An intriguing analysis of the van Gogh killing from Reuters, with thanks to LGF:
AMSTERDAM, Nov 3 (Reuters) – The killing of a filmmaker critical of Islam puts new strains on Dutch traditions of tolerance and will fuel demands for tougher treatment of immigrants, analysts and commentators said on Wednesday.
Theo van Gogh, who angered Muslims with a film that said Islam encouraged violence against women, was shot dead on Tuesday. A man with Dutch and Moroccan nationality was arrested for the killing, and suspected of Islamic extremist motives.
Commentators said the murder showed attempts to integrate immigrants had failed and threatened to make race relations worse in a country where 10 percent of the population is defined as “non-Western” foreigners — many Muslim Moroccans and Turks.
“…threatened to make race relations worse…” There they go again. This is not, for the thousandth time, a racial problem. I don’t care if Sharia advocates have skin that is brown or white or green or blue. This is a conflict of ideologies, and until Europe and America realize that, they will continue to have a dangerous blindspot in regard to radical Islam.
Maybe that blindspot is clearing today in Holland.
“This event shows what kind of climate we have allowed to develop. What kind of people we have allowed in and just allowed to go their own way. How we have much too long just let things go to seed,” sociologist Herman Vuijsje told the Volkskrant daily.

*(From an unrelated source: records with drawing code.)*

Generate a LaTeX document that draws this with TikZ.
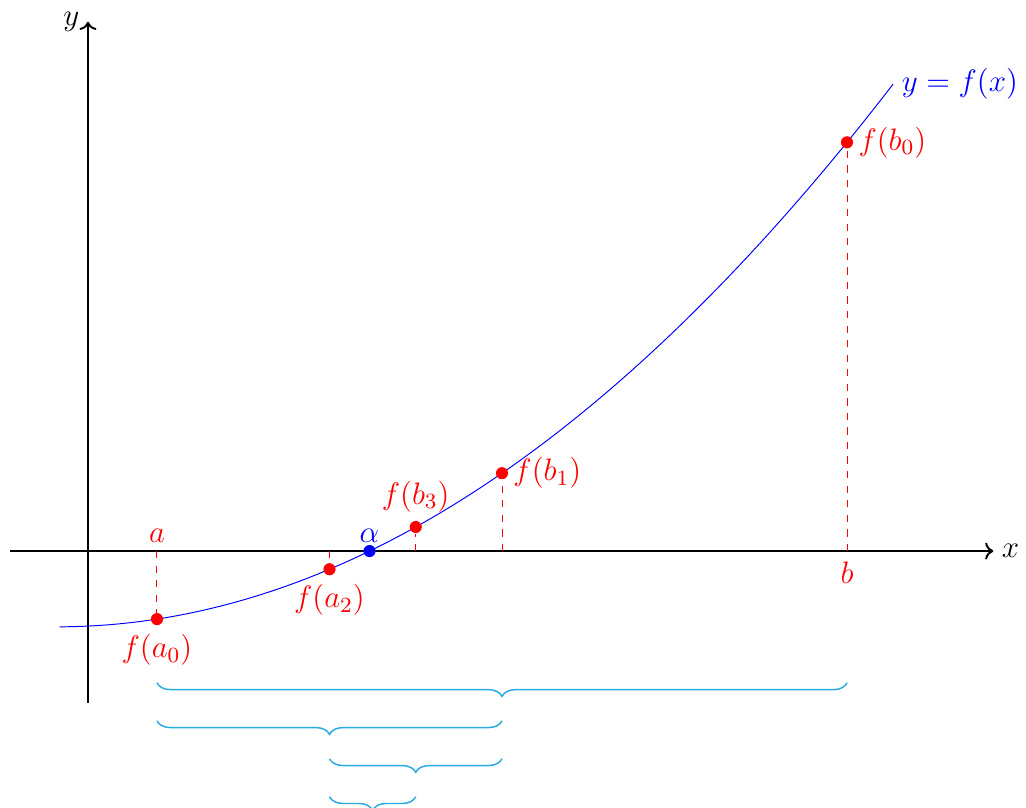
\documentclass[tikz,border=0pt]{standalone}
\usepackage{fix-cm}
\usepackage{amsmath}
\usetikzlibrary{arrows.meta,calc,positioning,decorations.pathreplacing}
\definecolor{Brace}{HTML}{29ABE2}

\begin{document}
\begin{tikzpicture}[
  declare function={f(\x)=0.0536*(\x+0.445)^2-1.098;},
  font=\fontsize{12.8pt}{15pt}\selectfont,
  axis/.style={->,thick},
  dot/.style={circle,fill=red,inner sep=0pt,minimum size=5pt},
  rootdot/.style={circle,fill=blue,inner sep=0pt,minimum size=5pt},
  guide/.style={dashed,red,thin},
  lbl/.style={red},
  brc/.style={decorate,decoration={brace,mirror,amplitude=5.6pt},Brace,semithick}
]
\useasboundingbox (-1.275,-3.71) rectangle (13.594,7.986);

% axes
\coordinate (xs) at (-1.13,0);
\coordinate (xe) at (13.12,0);
\coordinate (ys) at (0,-2.2);
\coordinate (ye) at (0,7.67);
\draw[axis] (xs) -- (xe);
\draw[axis] (ys) -- (ye);
\node[right] (xl) at (xe) {$x$};
\node[left] (yl) at (ye) {$y$};

% curve
\draw[blue] plot[domain=-0.41:11.67,samples=120] (\x,{f(\x)});
\coordinate (ce) at (11.67,{f(11.67)});
\node[blue,right] (fl) at (ce) {$y=f(x)$};

% points on the x-axis
\coordinate (a0) at (1,0);
\coordinate (a2) at (3.5,0);
\coordinate (b3) at (4.75,0);
\coordinate (b1) at (6,0);
\coordinate (b0) at (11,0);
\node[lbl,above] (al) at (a0) {$a$};
\node[lbl,below=1pt] (bl) at (b0) {$b$};

% points on the curve
\node[dot] (fa0) at (1,{f(1)}) {};
\node[dot] (fa2) at (3.5,{f(3.5)}) {};
\node[dot] (fb3) at (4.75,{f(4.75)}) {};
\node[dot] (fb1) at (6,{f(6)}) {};
\node[dot] (fb0) at (11,{f(11)}) {};
\foreach \p in {a0,a2,b3,b1,b0} \draw[guide] (\p) -- (f\p);

\node[lbl,below=0pt of fa0] {$f(a_0)$};
\node[lbl,below=0pt of fa2] {$f(a_2)$};
\node[lbl,above=0pt of fb3] {$f(b_3)$};
\node[lbl,right=-1.5pt of fb1] {$f(b_1)$};
\node[lbl,right=-1.5pt of fb0] {$f(b_0)$};

% root
\node[rootdot] (al0) at (4.08,0) {};
\node[blue,above] (alpha) at (al0.center) {$\alpha$};

% bisection intervals
\foreach \i/\l/\r/\y in {1/1/11/-1.91,2/1/6/-2.46,3/3.5/6/-3.01,4/3.5/4.75/-3.56}{
  \coordinate (L\i) at (\l,\y);
  \coordinate (R\i) at (\r,\y);
  \draw[brc] (L\i) -- (R\i);
}
\end{tikzpicture}
\end{document}
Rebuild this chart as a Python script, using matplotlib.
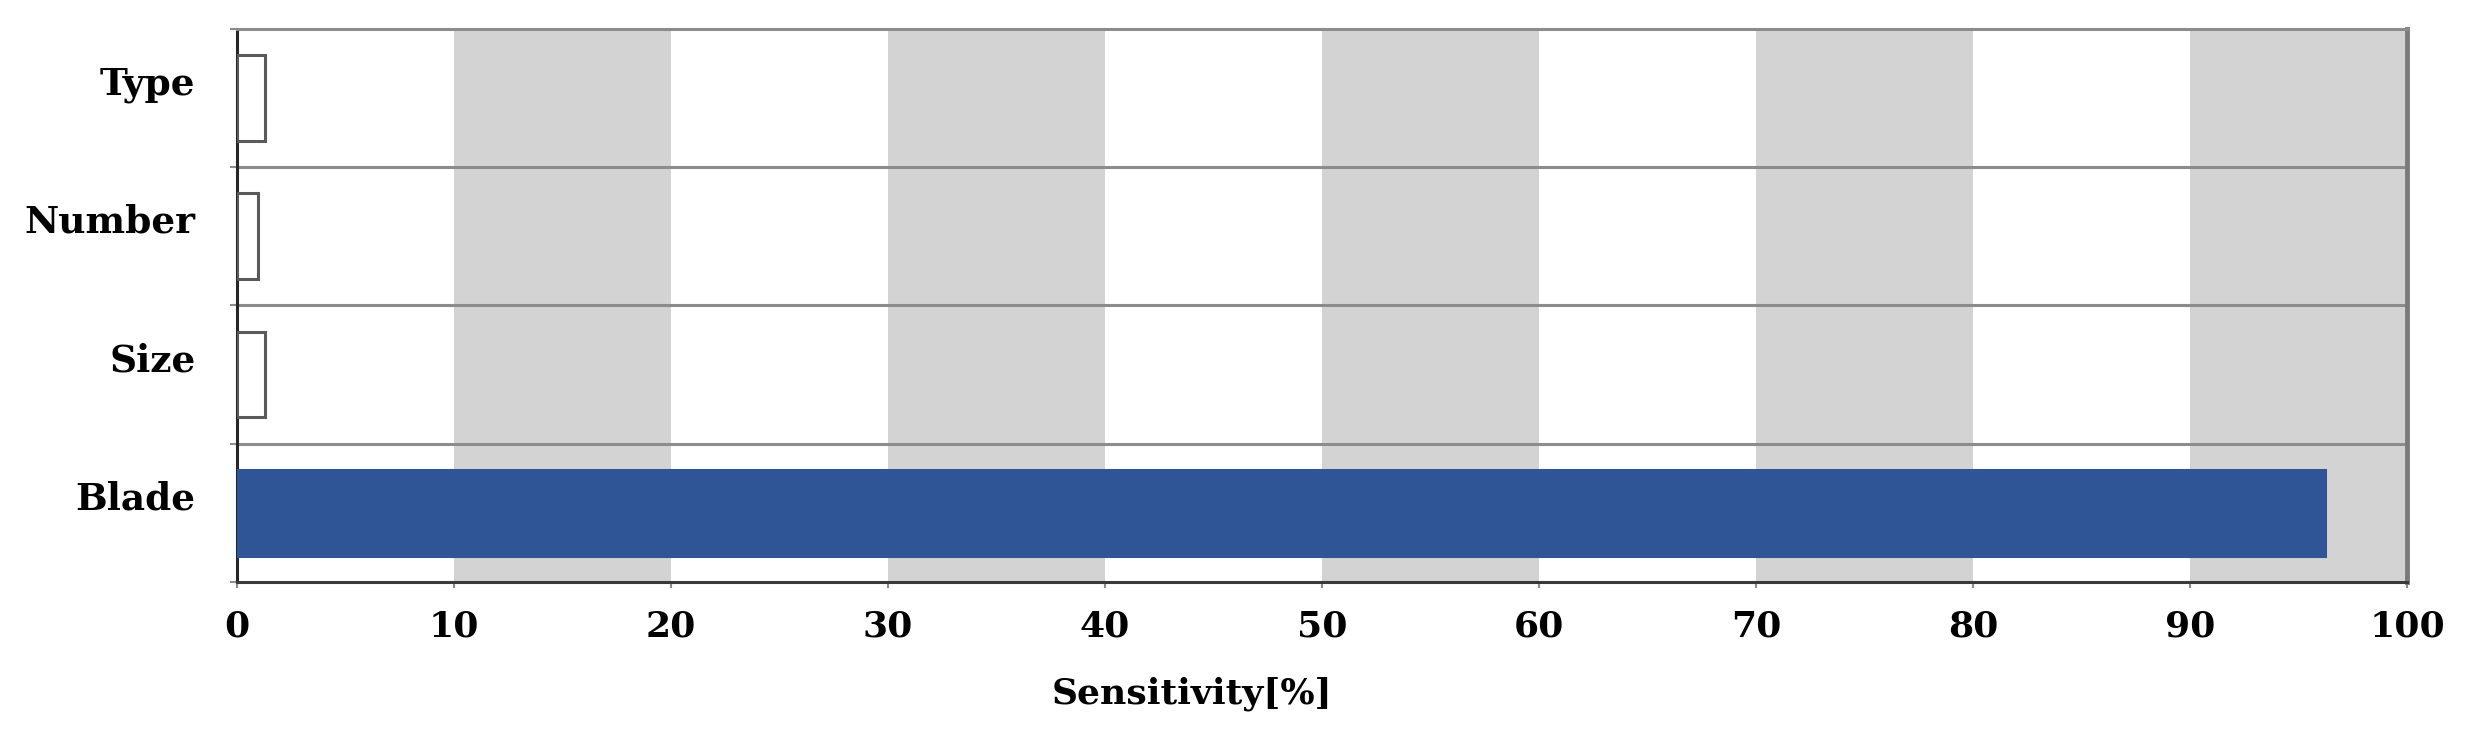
import numpy as np
import matplotlib
matplotlib.use('Agg')
import matplotlib.pyplot as plt

# data
categories = ['Type', 'Number', 'Size', 'Blade']
sensitivity = [1.3, 0.95, 1.3, 96.2]
xticks = list(range(0, 101, 10))

plt.rcParams['font.family'] = 'DejaVu Serif'
plt.rcParams['font.weight'] = 'bold'

fig = plt.figure(figsize=(24.8, 7.35), dpi=100)
ax = fig.add_axes([0.0956, 0.208, 0.875, 0.753])

y = np.arange(len(categories))

# alternating grey bands every other 10%
for x0 in xticks[1:-1:2]:
    ax.axvspan(x0, x0 + 10, color='#d3d3d3', lw=0, zorder=0)

# separator lines between categories
ax.hlines(y[:-1] + 0.5, 0, 100, color='#8c8c8c', lw=2.2, zorder=1)

fills = ['white'] * (len(categories) - 1) + ['#2f5597']
edges = ['#5a5a5a'] * (len(categories) - 1) + ['#2f5597']
ax.barh(y, sensitivity, height=0.62, color=fills, edgecolor=edges,
        linewidth=2.2, zorder=3)

ax.set_xlim(0, 100)
ax.set_ylim(len(categories) - 0.5, -0.5)

ax.set_xticks(xticks)
ax.set_xticklabels([str(v) for v in xticks], fontsize=26, fontweight='bold')
ax.tick_params(axis='x', direction='out', length=4, width=1.5, color='#8c8c8c', pad=16)

ax.set_yticks(y - 0.13)
ax.set_yticklabels(categories, fontsize=27, fontweight='bold')
ax.set_yticks(np.arange(len(categories) + 1) - 0.5, minor=True)
ax.tick_params(axis='y', which='major', length=0, pad=30)
ax.tick_params(axis='y', which='minor', direction='out', length=5, width=1.5, color='#8c8c8c')

ax.set_xlabel('Sensitivity[%]', fontsize=26, fontweight='bold')
ax.xaxis.set_label_coords(0.44, -0.17)

ax.spines['left'].set_color('#262626')
ax.spines['left'].set_linewidth(2.2)
ax.spines['bottom'].set_color('#3a3a3a')
ax.spines['bottom'].set_linewidth(2.2)
ax.spines['top'].set_color('#8c8c8c')
ax.spines['top'].set_linewidth(2.2)
ax.spines['right'].set_color('#7a7a7a')
ax.spines['right'].set_linewidth(3.5)

plt.savefig('out.png', dpi=100)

A country built on trade, with a reputation for openness and liberal policies on issues from drug use to gay marriage, the Netherlands has seen a rise in hostility towards foreigners since the rise in 2002 of taboo-busting populist Pim Fortuyn.
Tapping into a wave of fear after the Sept. 11, 2001 attacks on U.S. cities, the openly gay Fortuyn said the Netherlands could not absorb more foreigners, demanded tougher integration policies and criticised Muslim views on homosexuality and women.
TOO TOLERANT?
Noting that Fortuyn’s murder and that of Van Gogh came 911 days apart — a reference to the U.S. abbreviation for Sept. 11 — De Telegraaf newspaper said lenient immigration policies had turned an open society into a “resentful and intolerant” one.
“Afraid of being called racist, we have been so tolerant with regard to these religious fascists that they have been allowed to merrily undermine the roots of our freedom,” it said.
A group of far-right protesters shouting “Islamists, parasites” were arrested in The Hague on Tuesday after the killing and a right-wing group of Fortuyn supporters were due to hold a demonstration in Amsterdam later on Wednesday.
“I don’t rule out unrest. The climate is seriously hardened,” said Interior Minister Johan Remkes.
Mat Herben, a Fortuyn supporter, said Van Gogh’s death had shown that the country was embroiled in a clash of cultures:
“Society is threatened by extremists who reject our culture. They are the fifth column and Theo saw that more than anybody.”